YOUR INSTRUCTIONS => Retype the whole listing, please, keeping every line exact and dropping the pictures.

DATA SECTION =>

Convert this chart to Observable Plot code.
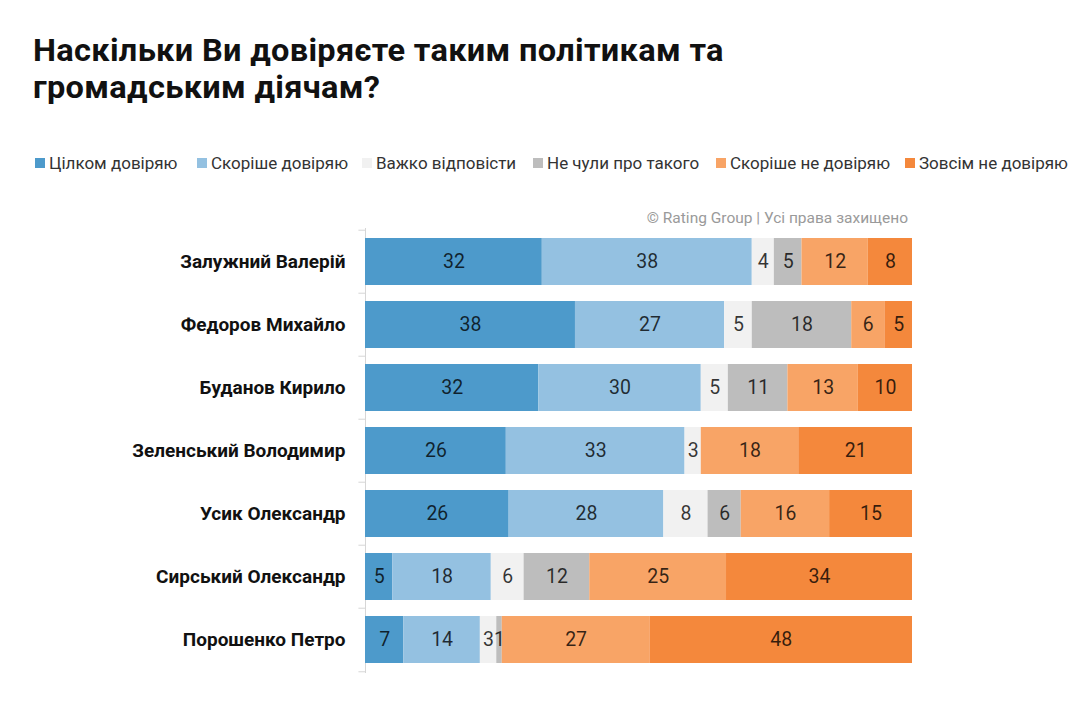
<!DOCTYPE html>
<html lang="uk">
<head>
<meta charset="utf-8">
<script src="https://cdn.jsdelivr.net/npm/d3@7"></script>
<script src="https://cdn.jsdelivr.net/npm/@observablehq/plot@0.6"></script>
<style>
  html, body { margin: 0; padding: 0; background: #fff; }
  body { width: 1080px; height: 701px; position: relative; overflow: hidden; font-family: Roboto, "Noto Sans", sans-serif; }
  #title { position: absolute; left: 33px; top: 33px; font-size: 31px; line-height: 36.5px; font-weight: 700; color: #111;
           white-space: nowrap; letter-spacing: 0.3px; transform: scaleX(1.05); transform-origin: left top; }
  .legend-item { position: absolute; top: 153px; height: 20px; display: flex; align-items: center; font-size: 17px; color: #333; white-space: nowrap; }
  .legend-item .sw { width: 10px; height: 10px; margin-right: 4px; flex: none; }
  #credit { position: absolute; right: 172px; top: 209px; font-size: 15.5px; color: #9a9a9a; white-space: nowrap; z-index: 2; }
  #chart { position: absolute; left: 0; top: 200px; z-index: 1; }
</style>
</head>
<body>
<div id="title">Наскільки Ви довіряєте таким політикам та<br>громадським діячам?</div>
<div id="legend"></div>
<div id="credit">© Rating Group | Усі права захищено</div>
<div id="chart"></div>
<script>
// Respondents (rows, top to bottom)
const names = [
  "Залужний Валерій",
  "Федоров Михайло",
  "Буданов Кирило",
  "Зеленський Володимир",
  "Усик Олександр",
  "Сирський Олександр",
  "Порошенко Петро"
];

// Answer categories, in stacking order
const answers = [
  "Цілком довіряю",
  "Скоріше довіряю",
  "Важко відповісти",
  "Не чули про такого",
  "Скоріше не довіряю",
  "Зовсім не довіряю"
];

const answerColors = ["#4d9acb", "#94c1e1", "#f1f1f1", "#bdbdbd", "#f8a466", "#f4883c"];

// Shares, % — one array per answer, aligned with names
const fullyTrust     = [32, 38, 32, 26, 26,  5,  7];
const ratherTrust    = [38, 27, 30, 33, 28, 18, 14];
const hardToSay      = [ 4,  5,  5,  3,  8,  6,  3];
const neverHeard     = [ 5, 18, 11,  0,  6, 12,  1];
const ratherDistrust = [12,  6, 13, 18, 16, 25, 27];
const fullyDistrust  = [ 8,  5, 10, 21, 15, 34, 48];

const series = [fullyTrust, ratherTrust, hardToSay, neverHeard, ratherDistrust, fullyDistrust];

const rows = [];
names.forEach((name, i) => {
  answers.forEach((answer, j) => {
    const value = series[j][i];
    if (value > 0) rows.push({name, answer, value});
  });
});

// Legend
const legend = document.getElementById("legend");
const legendLeft = [35, 197, 362, 533, 716, 905];
answers.forEach((a, i) => {
  const item = document.createElement("div");
  item.className = "legend-item";
  item.style.left = legendLeft[i] + "px";
  item.innerHTML = `<span class="sw" style="background:${answerColors[i]}"></span><span>${a}</span>`;
  legend.appendChild(item);
});

const stack = {offset: "normalize", order: answers};
const height = 480, marginTop = 28, marginBottom = 7;
const halfStep = (height - marginTop - marginBottom) / names.length / 2;

const chart = Plot.plot({
  width: 1080,
  height,
  marginLeft: 365,
  marginRight: 168,
  marginTop,
  marginBottom,
  style: {fontFamily: "Roboto, sans-serif", background: "transparent"},
  x: {axis: null, domain: [0, 1]},
  y: {domain: names, paddingInner: 0.26, paddingOuter: 0.13, label: null},
  color: {domain: answers, range: answerColors},
  marks: [
    // left baseline with small separators between rows
    Plot.ruleX([0], {stroke: "#d6d6d6"}),
    Plot.ruleY(names, {y: d => d, x1: -0.012, x2: 0, dy: -halfStep, stroke: "#d6d6d6"}),
    Plot.ruleY(names.slice(-1), {y: d => d, x1: -0.012, x2: 0, dy: halfStep, stroke: "#d6d6d6"}),
    Plot.barX(rows, Plot.stackX({
      ...stack,
      x: "value", y: "name", z: "answer", fill: "answer"
    })),
    Plot.textX(rows, Plot.stackX({
      ...stack,
      x: "value", y: "name", z: "answer", text: "value",
      fill: "#000", fillOpacity: 0.78, fontSize: 19.5
    })),
    Plot.axisY({tickSize: 0, tickPadding: 20, fontSize: 19, fontWeight: "bold", fill: "#111"})
  ]
});

document.getElementById("chart").appendChild(chart);
</script>
</body>
</html>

RESPONSE =>
Convert this chart to Observable Plot code.
<!DOCTYPE html>
<html lang="uk">
<head>
<meta charset="utf-8">
<script src="https://cdn.jsdelivr.net/npm/d3@7"></script>
<script src="https://cdn.jsdelivr.net/npm/@observablehq/plot@0.6"></script>
<style>
  html, body { margin: 0; padding: 0; background: #fff; }
  body { width: 1080px; height: 701px; position: relative; overflow: hidden; font-family: Roboto, "Noto Sans", sans-serif; }
  #title { position: absolute; left: 33px; top: 33px; font-size: 31px; line-height: 36.5px; font-weight: 700; color: #111;
           white-space: nowrap; letter-spacing: 0.3px; transform: scaleX(1.05); transform-origin: left top; }
  .legend-item { position: absolute; top: 153px; height: 20px; display: flex; align-items: center; font-size: 17px; color: #333; white-space: nowrap; }
  .legend-item .sw { width: 10px; height: 10px; margin-right: 4px; flex: none; }
  #credit { position: absolute; right: 172px; top: 209px; font-size: 15.5px; color: #9a9a9a; white-space: nowrap; z-index: 2; }
  #chart { position: absolute; left: 0; top: 200px; z-index: 1; }
</style>
</head>
<body>
<div id="title">Наскільки Ви довіряєте таким політикам та<br>громадським діячам?</div>
<div id="legend"></div>
<div id="credit">© Rating Group | Усі права захищено</div>
<div id="chart"></div>
<script>
// Respondents (rows, top to bottom)
const names = [
  "Залужний Валерій",
  "Федоров Михайло",
  "Буданов Кирило",
  "Зеленський Володимир",
  "Усик Олександр",
  "Сирський Олександр",
  "Порошенко Петро"
];

// Answer categories, in stacking order
const answers = [
  "Цілком довіряю",
  "Скоріше довіряю",
  "Важко відповісти",
  "Не чули про такого",
  "Скоріше не довіряю",
  "Зовсім не довіряю"
];

const answerColors = ["#4d9acb", "#94c1e1", "#f1f1f1", "#bdbdbd", "#f8a466", "#f4883c"];

// Shares, % — one array per answer, aligned with names
const fullyTrust     = [32, 38, 32, 26, 26,  5,  7];
const ratherTrust    = [38, 27, 30, 33, 28, 18, 14];
const hardToSay      = [ 4,  5,  5,  3,  8,  6,  3];
const neverHeard     = [ 5, 18, 11,  0,  6, 12,  1];
const ratherDistrust = [12,  6, 13, 18, 16, 25, 27];
const fullyDistrust  = [ 8,  5, 10, 21, 15, 34, 48];

const series = [fullyTrust, ratherTrust, hardToSay, neverHeard, ratherDistrust, fullyDistrust];

const rows = [];
names.forEach((name, i) => {
  answers.forEach((answer, j) => {
    const value = series[j][i];
    if (value > 0) rows.push({name, answer, value});
  });
});

// Legend
const legend = document.getElementById("legend");
const legendLeft = [35, 197, 362, 533, 716, 905];
answers.forEach((a, i) => {
  const item = document.createElement("div");
  item.className = "legend-item";
  item.style.left = legendLeft[i] + "px";
  item.innerHTML = `<span class="sw" style="background:${answerColors[i]}"></span><span>${a}</span>`;
  legend.appendChild(item);
});

const stack = {offset: "normalize", order: answers};
const height = 480, marginTop = 28, marginBottom = 7;
const halfStep = (height - marginTop - marginBottom) / names.length / 2;

const chart = Plot.plot({
  width: 1080,
  height,
  marginLeft: 365,
  marginRight: 168,
  marginTop,
  marginBottom,
  style: {fontFamily: "Roboto, sans-serif", background: "transparent"},
  x: {axis: null, domain: [0, 1]},
  y: {domain: names, paddingInner: 0.26, paddingOuter: 0.13, label: null},
  color: {domain: answers, range: answerColors},
  marks: [
    // left baseline with small separators between rows
    Plot.ruleX([0], {stroke: "#d6d6d6"}),
    Plot.ruleY(names, {y: d => d, x1: -0.012, x2: 0, dy: -halfStep, stroke: "#d6d6d6"}),
    Plot.ruleY(names.slice(-1), {y: d => d, x1: -0.012, x2: 0, dy: halfStep, stroke: "#d6d6d6"}),
    Plot.barX(rows, Plot.stackX({
      ...stack,
      x: "value", y: "name", z: "answer", fill: "answer"
    })),
    Plot.textX(rows, Plot.stackX({
      ...stack,
      x: "value", y: "name", z: "answer", text: "value",
      fill: "#000", fillOpacity: 0.78, fontSize: 19.5
    })),
    Plot.axisY({tickSize: 0, tickPadding: 20, fontSize: 19, fontWeight: "bold", fill: "#111"})
  ]
});

document.getElementById("chart").appendChild(chart);
</script>
</body>
</html>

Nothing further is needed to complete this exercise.